Two 12-year-old Wisconsin girls are accused of luring a middle school classmate into the woods in a Milwaukee suburb and stabbing her 19 times in an attack inspired by a website call Creepypasta Wiki. According to reports, this site has an Internet meme as their leader named Slender Man. He encourages their audience to engage in violent acts such as killing someone to move up the ladder.
Back to the real story, the victim, another 12-year-old girl, despite being stabbed 19 times in the legs, arms and torso — she managed to crawl her way out of the woods and was found by a bicyclist. Although she has major organs injured, authorities say she will survive.
Experts are saying that parents need to restrict and monitor their children’s online activity.
Isn’t this always the way? When we have major headlines we suddenly go into a panic of “lockdown!” When in reality we need to use this as our headline for our daily digital conversation with our children and especially teenagers.
Parents shouldn’t need these headlines for communications about cyber-safety.
Facts are facts. Your teenager or child will be on a gadget that is not monitored by you or has any parental software implemented by you — they better have the common sense and intelligence from all your conversations about online predators, privacy, chatrooms, passwords, online reputation, and all things digital citizenship prior these horrific incidents.
They need to know when to “click-out” when a site is inappropriate or someone is behaving out of line.
I am confident in the next coming days we will see a campaign of shutting down Creepypasta, but in reality, if it’s not Creepypasta, it will be something else.
It is up to parents to educate their kids about right from wrong.

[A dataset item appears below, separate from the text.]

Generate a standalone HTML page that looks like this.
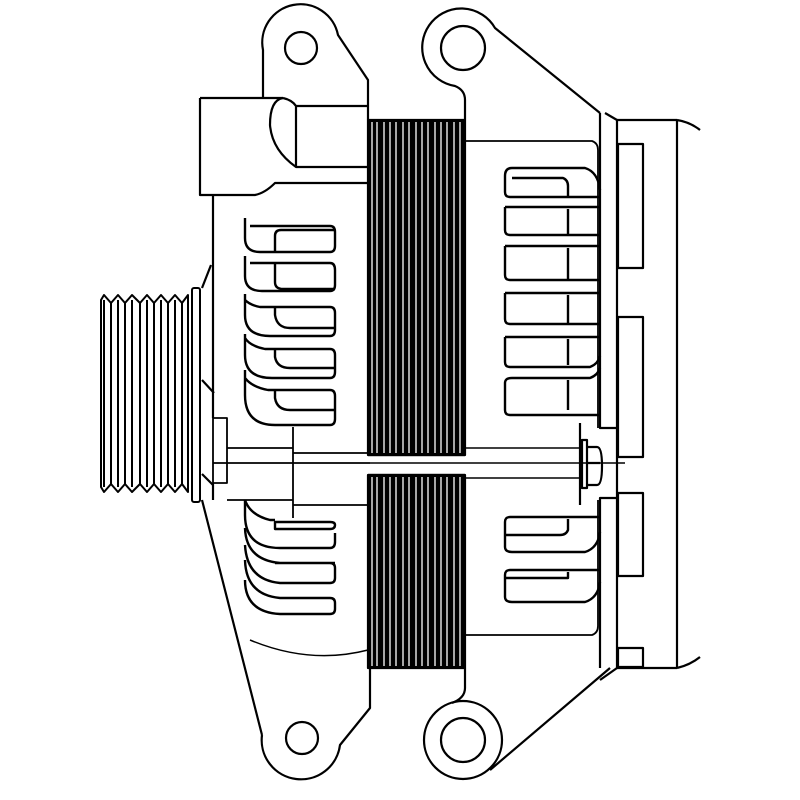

We will never be able to control everything on the Internet – there will always be bad and ugly websites – as well as ugly people waiting to prey on young children. This is exactly why we need to continue to have our meal times as a family. Statistically speaking, it has been proven that kids that have meals together as a family are less likely to engage in risky behavior – online and off.
Communication is key to prevention – that is not going to change from generation to generation. Our kids need to hear from us and we need to hear from them. Never stop talking. Our job is to be sure our children have the tools and knowledge to know when to click-out or report when they see abuse online and offline for that matter.
The Internet is not going away – and neither are these websites. So please never stop talking to your kids. Safety is always a priority – that is another factor that hasn’t changed from generation to generation.
- Ask your kids for their favorite sites & apps: Learn about them.
- Ask your kid’s friends what their favorite sites & apps are (great to compare)
- Discussed digital boundaries and why?
- Summer time – It’s time to clean-out their social networking friends list.
- Use today’s incident as a reminder of exactly how dangerous & risky the Internet can be.